The English now disparage the Irish because they are Catholic, poor, and ignorant; however, it will not be so easy to justify such disparagement to some people. Ireland is poor because English laws ruined the country’s industries, especially the wool industry, because the neglect of the English government in the years of the potato famine allowed the best of the population to die from hunger, and because under the present administration, while Ireland is losing its population and crimes are almost non-existent, the judges receive the salary of a king, and governing officials and those in public service receive huge sums for doing little or nothing. In Dublin alone, to take an example, the Lord Lieutenant receives a half-million francs a year.

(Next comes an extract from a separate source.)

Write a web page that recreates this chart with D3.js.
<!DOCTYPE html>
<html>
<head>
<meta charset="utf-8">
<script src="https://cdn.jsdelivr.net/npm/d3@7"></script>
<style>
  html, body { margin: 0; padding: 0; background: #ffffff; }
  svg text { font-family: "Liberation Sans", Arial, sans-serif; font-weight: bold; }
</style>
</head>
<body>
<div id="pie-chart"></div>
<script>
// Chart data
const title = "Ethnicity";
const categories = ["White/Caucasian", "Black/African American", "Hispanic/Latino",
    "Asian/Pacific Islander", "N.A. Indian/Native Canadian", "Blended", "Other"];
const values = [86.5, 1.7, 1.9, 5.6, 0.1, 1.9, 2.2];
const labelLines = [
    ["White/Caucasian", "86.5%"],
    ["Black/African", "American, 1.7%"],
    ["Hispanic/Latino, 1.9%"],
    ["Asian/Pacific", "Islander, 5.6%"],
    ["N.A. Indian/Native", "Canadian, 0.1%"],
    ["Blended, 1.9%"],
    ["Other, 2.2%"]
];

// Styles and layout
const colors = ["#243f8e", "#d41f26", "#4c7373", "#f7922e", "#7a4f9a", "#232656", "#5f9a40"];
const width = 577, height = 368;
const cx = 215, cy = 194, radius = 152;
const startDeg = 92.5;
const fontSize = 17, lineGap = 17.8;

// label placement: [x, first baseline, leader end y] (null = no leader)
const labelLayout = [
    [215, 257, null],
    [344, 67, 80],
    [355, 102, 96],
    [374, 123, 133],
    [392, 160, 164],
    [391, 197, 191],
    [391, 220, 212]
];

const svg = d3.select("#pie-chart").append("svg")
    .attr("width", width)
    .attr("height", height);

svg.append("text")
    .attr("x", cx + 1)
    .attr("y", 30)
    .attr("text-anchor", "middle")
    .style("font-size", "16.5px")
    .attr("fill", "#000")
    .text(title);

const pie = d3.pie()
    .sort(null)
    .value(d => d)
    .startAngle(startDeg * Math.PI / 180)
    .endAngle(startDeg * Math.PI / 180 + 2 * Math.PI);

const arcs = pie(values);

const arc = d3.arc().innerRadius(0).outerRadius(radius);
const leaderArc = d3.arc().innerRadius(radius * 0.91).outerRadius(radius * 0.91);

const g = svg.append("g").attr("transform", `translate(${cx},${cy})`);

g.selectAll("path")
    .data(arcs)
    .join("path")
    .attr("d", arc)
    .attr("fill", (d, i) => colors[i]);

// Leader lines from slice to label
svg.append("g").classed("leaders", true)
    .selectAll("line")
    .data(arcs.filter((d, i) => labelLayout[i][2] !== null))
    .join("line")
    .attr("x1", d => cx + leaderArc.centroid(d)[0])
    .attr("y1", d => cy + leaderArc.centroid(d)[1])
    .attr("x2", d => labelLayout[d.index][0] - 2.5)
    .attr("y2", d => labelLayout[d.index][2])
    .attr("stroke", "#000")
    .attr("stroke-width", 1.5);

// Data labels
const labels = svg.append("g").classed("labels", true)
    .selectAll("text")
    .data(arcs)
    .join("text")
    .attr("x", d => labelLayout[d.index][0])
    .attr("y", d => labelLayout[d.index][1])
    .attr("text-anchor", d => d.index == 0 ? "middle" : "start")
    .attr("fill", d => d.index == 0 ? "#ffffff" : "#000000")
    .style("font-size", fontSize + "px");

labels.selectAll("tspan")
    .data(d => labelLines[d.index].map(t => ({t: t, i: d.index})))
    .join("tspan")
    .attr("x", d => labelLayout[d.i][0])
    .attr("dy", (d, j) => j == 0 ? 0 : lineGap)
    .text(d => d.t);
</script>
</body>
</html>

For each policeman, the Dublin citizens pay 3,500 francs a year (twice as much, I suppose, as a high school teacher receives in Italy), and the poor fellow who performs the duties of chief clerk of the city is forced to get along as well as he can on a miserable salary of
6 pounds
sterling a day. The English critic is right, then, Ireland is poor, and moreover it is politically backward. For the Irish, the dates of Luther’s Reformation and the French Revolution mean nothing. The feudal struggles of the nobles against the king, known in England as the Barons’ War, had their counterpart in Ireland. If the English barons knew how to slaughter their neighbours in a noble manner, the Irish barons did, too. At that time in Ireland, there was no lack of ferocious deeds, the fruit of aristocratic blood. The Irish prince, Shane O’Neill, was so strongly blessed by nature that they had to bury him up to his neck in his mother earth every so often, when he had a desire for carnal pleasure. But the Irish barons, cunningly divided by the foreign politician, were never able to act in a common plan. They indulged in childish civil disputes among themselves, and wasted the vitality of the country in wars, while their brothers across St. George’s Channel forced King John to sign the Magna Charta (the first chapter of modern liberty) on the field of Runnymede.